■ **Exercise brief**: Seek out every line containing the word "with", and copy each.

BEGIN Material to process

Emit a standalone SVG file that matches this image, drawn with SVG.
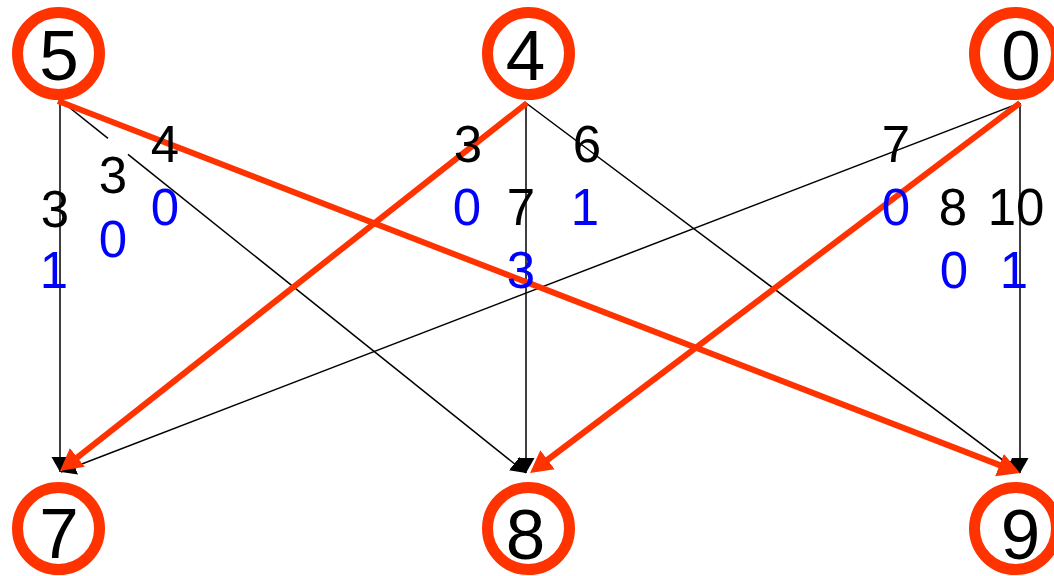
<svg xmlns="http://www.w3.org/2000/svg" width="1054" height="576" viewBox="0 0 1054 576">
<style>
.ring{fill:#fff;stroke:#FF3300;stroke-width:11}
.nt{font-family:"Liberation Sans",Arial,sans-serif;font-size:71px;fill:#000;text-anchor:middle}
.e{stroke:#000;stroke-width:1.5;fill:none}
.r{stroke:#FF3300;stroke-width:6;fill:none;stroke-linecap:butt}
.lb{font-family:"Liberation Sans",Arial,sans-serif;font-size:51px;text-anchor:middle;fill:#000}
.bl{fill:#0000FF}
</style>
<defs>
<marker id="ab" markerUnits="userSpaceOnUse" markerWidth="16" markerHeight="18" refX="15" refY="8.5" orient="auto" viewBox="0 0 16 18">
<path d="M0,0 L15,8.5 L0,17 z" fill="#000"/>
</marker>
<marker id="ar" markerUnits="userSpaceOnUse" markerWidth="23" markerHeight="25" refX="12" refY="12" orient="auto" viewBox="0 0 23 25">
<path d="M0,0 L22,12 L0,24 z" fill="#FF3300"/>
</marker>
</defs>
<g id="connectors">
<line class="e" x1="60" y1="100" x2="60" y2="472" marker-end="url(#ab)"/>
<line class="e" x1="60" y1="100" x2="108" y2="138.4"/>
<line class="e" x1="128" y1="154.4" x2="526" y2="473" marker-end="url(#ab)"/>
<line class="e" x1="526" y1="103" x2="526" y2="473" marker-end="url(#ab)"/>
<line class="e" x1="526" y1="103" x2="1020" y2="473" marker-end="url(#ab)"/>
<line class="e" x1="1020" y1="103" x2="61" y2="472" marker-end="url(#ab)"/>
<line class="e" x1="1020" y1="103" x2="1020" y2="473" marker-end="url(#ab)"/>
<line class="r" x1="58" y1="101" x2="1010.7" y2="469.4" marker-end="url(#ar)"/>
<line class="r" x1="527" y1="103" x2="67.9" y2="464.8" marker-end="url(#ar)"/>
<line class="r" x1="1020" y1="103" x2="538" y2="467" marker-end="url(#ar)"/>
</g>
<g id="labels">
<text class="lb" x="55" y="227">3</text>
<text class="lb bl" x="54" y="288">1</text>
<text class="lb" x="113" y="193">3</text>
<text class="lb bl" x="113" y="257">0</text>
<text class="lb" x="165" y="162">4</text>
<text class="lb bl" x="165" y="225">0</text>
<text class="lb" x="468" y="162">3</text>
<text class="lb bl" x="467" y="225">0</text>
<text class="lb" x="521" y="225">7</text>
<text class="lb bl" x="521" y="288">3</text>
<text class="lb" x="587" y="162">6</text>
<text class="lb bl" x="585" y="225">1</text>
<text class="lb" x="896" y="162">7</text>
<text class="lb bl" x="896" y="225">0</text>
<text class="lb" x="953" y="225">8</text>
<text class="lb" x="1016" y="225">10</text>
<text class="lb bl" x="954" y="288">0</text>
<text class="lb bl" x="1014" y="288">1</text>
</g>
<g id="node5"><circle class="ring" cx="58.5" cy="53.5" r="41"/><text class="nt" x="59" y="80">5</text></g>
<g id="node4"><circle class="ring" cx="528.5" cy="53.5" r="41"/><text class="nt" x="525.5" y="80">4</text></g>
<g id="node0"><circle class="ring" cx="1015.5" cy="53.5" r="41"/><text class="nt" x="1021" y="80">0</text></g>
<g id="node7"><circle class="ring" cx="58.5" cy="528.5" r="41"/><text class="nt" x="59" y="558">7</text></g>
<g id="node8"><circle class="ring" cx="528.5" cy="528.5" r="41"/><text class="nt" x="525.5" y="559">8</text></g>
<g id="node9"><circle class="ring" cx="1015.5" cy="528.5" r="41"/><text class="nt" x="1020.5" y="559">9</text></g>
</svg>
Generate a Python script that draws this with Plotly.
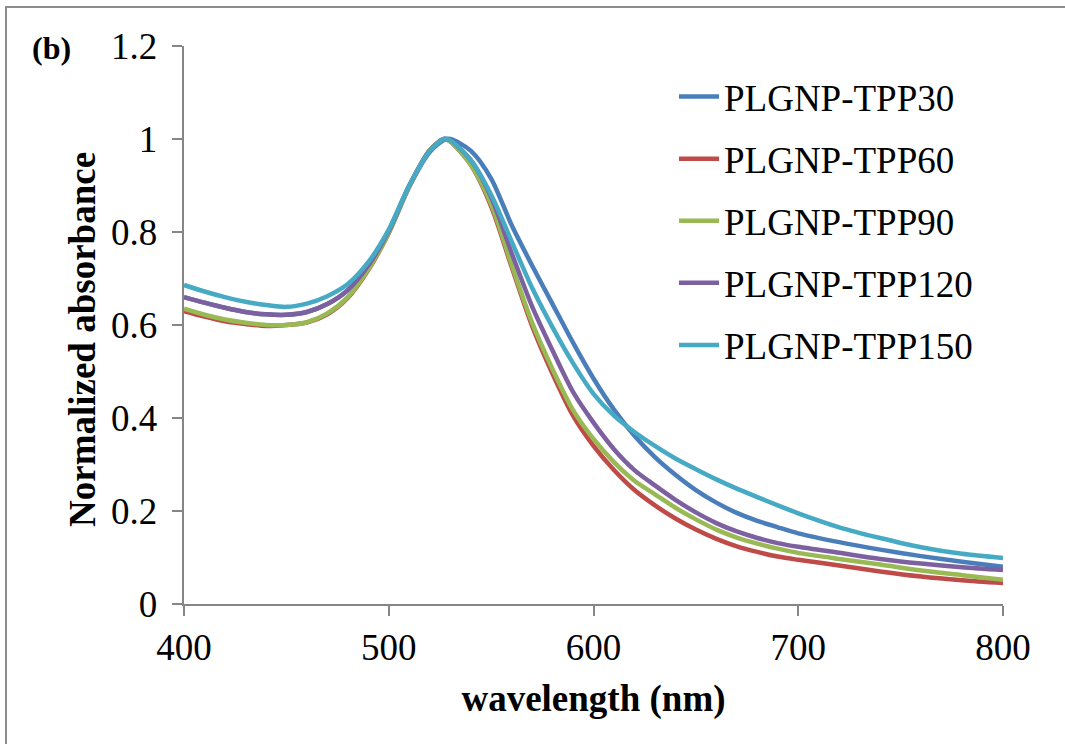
import plotly.graph_objects as go

wavelength = [400, 410, 420, 430, 440, 450, 460, 470, 480, 490, 500, 510, 520, 527, 530,
              540, 550, 560, 570, 580, 590, 600, 610, 620, 630, 640, 650, 660, 670, 680,
              690, 700, 720, 740, 760, 780, 800]

tpp30 = [0.660, 0.648, 0.637, 0.628, 0.623, 0.622, 0.628, 0.645, 0.675, 0.728, 0.802, 0.898, 0.972, 0.998, 1.000,
         0.975, 0.915, 0.815, 0.728, 0.645, 0.562, 0.485, 0.418, 0.362, 0.316, 0.278, 0.245, 0.218, 0.196, 0.179,
         0.165, 0.152, 0.133, 0.117, 0.103, 0.091, 0.080]
tpp60 = [0.630, 0.618, 0.608, 0.602, 0.598, 0.600, 0.605, 0.623, 0.658, 0.718, 0.798, 0.898, 0.976, 1.000, 0.995,
         0.945, 0.855, 0.725, 0.598, 0.495, 0.405, 0.340, 0.288, 0.245, 0.212, 0.184, 0.160, 0.140, 0.124, 0.112,
         0.102, 0.095, 0.083, 0.070, 0.059, 0.051, 0.045]
tpp90 = [0.635, 0.622, 0.612, 0.605, 0.600, 0.600, 0.606, 0.625, 0.660, 0.720, 0.798, 0.898, 0.976, 1.000, 0.995,
         0.945, 0.860, 0.730, 0.605, 0.505, 0.417, 0.355, 0.305, 0.265, 0.236, 0.207, 0.182, 0.160, 0.143, 0.130,
         0.119, 0.110, 0.097, 0.085, 0.072, 0.062, 0.052]
tpp120 = [0.660, 0.648, 0.637, 0.628, 0.623, 0.622, 0.628, 0.645, 0.675, 0.728, 0.802, 0.900, 0.975, 1.000, 0.997,
          0.955, 0.875, 0.755, 0.640, 0.545, 0.456, 0.390, 0.333, 0.288, 0.255, 0.224, 0.197, 0.174, 0.156, 0.142,
          0.131, 0.123, 0.110, 0.097, 0.087, 0.079, 0.073]
tpp150 = [0.686, 0.672, 0.660, 0.650, 0.643, 0.639, 0.646, 0.662, 0.688, 0.735, 0.805, 0.900, 0.975, 1.000, 0.997,
          0.955, 0.880, 0.780, 0.680, 0.595, 0.518, 0.452, 0.405, 0.370, 0.340, 0.313, 0.290, 0.268, 0.248, 0.230,
          0.212, 0.195, 0.165, 0.142, 0.122, 0.108, 0.099]

series_names = ["PLGNP-TPP30", "PLGNP-TPP60", "PLGNP-TPP90", "PLGNP-TPP120", "PLGNP-TPP150"]
series_values = [tpp30, tpp60, tpp90, tpp120, tpp150]
colors = ["#4A7EBB", "#BE4B48", "#98B954", "#7D60A0", "#46AAC5"]

x_ticks = [400, 500, 600, 700, 800]
y_ticks = [0, 0.2, 0.4, 0.6, 0.8, 1.0, 1.2]
y_ticklabels = ["0", "0.2", "0.4", "0.6", "0.8", "1", "1.2"]

FONT = "Liberation Serif"
AXIS_COLOR = "#868686"

fig = go.Figure()
for i, (name, vals, col) in enumerate(zip(series_names, series_values, colors)):
    fig.add_trace(go.Scatter(
        x=wavelength, y=vals, mode="lines", name=name,
        line=dict(color=col, width=4.5, shape="spline", smoothing=0.8),
        legendgroup=f"g{i}",
    ))

W, H = 1065, 744
L, R, T, B = 184, 1003, 46, 604
pw, ph = R - L, B - T


def px_x(p):
    return (p - L) / pw


def px_y(p):
    return (B - p) / ph


fig.update_layout(
    width=W, height=H,
    margin=dict(l=L, r=W - R, t=T, b=H - B, pad=0),
    paper_bgcolor="white", plot_bgcolor="white",
    font=dict(family=FONT, color="black", size=37),
    showlegend=True,
    legend=dict(
        x=px_x(674), y=px_y(66), xanchor="left", yanchor="top",
        font=dict(family=FONT, size=37, color="black"),
        bgcolor="rgba(0,0,0,0)", borderwidth=0,
        tracegroupgap=11, itemwidth=40,
    ),
    xaxis=dict(
        range=[400, 800], tickvals=x_ticks, ticks="outside", ticklen=10,
        tickcolor=AXIS_COLOR, tickwidth=2, showline=True, linecolor=AXIS_COLOR,
        linewidth=2, showgrid=False, zeroline=False,
        tickfont=dict(family=FONT, size=37, color="black"),
        title=dict(text="<b>wavelength (nm)</b>", font=dict(family=FONT, size=37), standoff=18),
    ),
    yaxis=dict(
        range=[0, 1.2], tickvals=y_ticks,
        ticktext=[t + "\u2009" for t in y_ticklabels], ticks="outside",
        ticklen=10, tickcolor=AXIS_COLOR, tickwidth=2, showline=True,
        linecolor=AXIS_COLOR, linewidth=2, showgrid=False, zeroline=False,
        tickfont=dict(family=FONT, size=37, color="black"),
    ),
)

fig.add_annotation(text="<b>Normalized absorbance</b>", xref="paper", yref="paper",
                   x=px_x(82), y=px_y(340), xanchor="center", yanchor="middle",
                   textangle=-90, showarrow=False,
                   font=dict(family=FONT, size=37, color="black"))

fig.add_shape(type="rect", xref="paper", yref="paper",
              x0=px_x(6), x1=px_x(1100), y0=px_y(800), y1=px_y(7),
              line=dict(color="#8c8c8c", width=2), fillcolor="rgba(0,0,0,0)", layer="below")

fig.add_annotation(text="<b>(b)</b>", xref="paper", yref="paper",
                   x=px_x(30), y=px_y(48), xanchor="left", yanchor="middle",
                   showarrow=False, font=dict(family=FONT, size=32, color="black"))

fig.write_html("out.html", config={"displayModeBar": False},
               post_script="document.body.style.margin='0px';")
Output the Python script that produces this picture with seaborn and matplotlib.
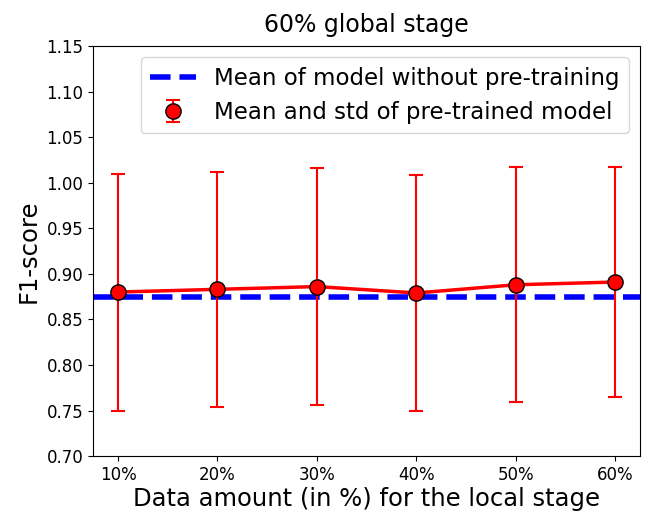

END Material to process

■ **Complete output**:
Emit a standalone SVG file that matches this image, drawn with SVG.
Generate a Python script that draws this with Plotly.
Output the Python script that produces this picture with seaborn and matplotlib.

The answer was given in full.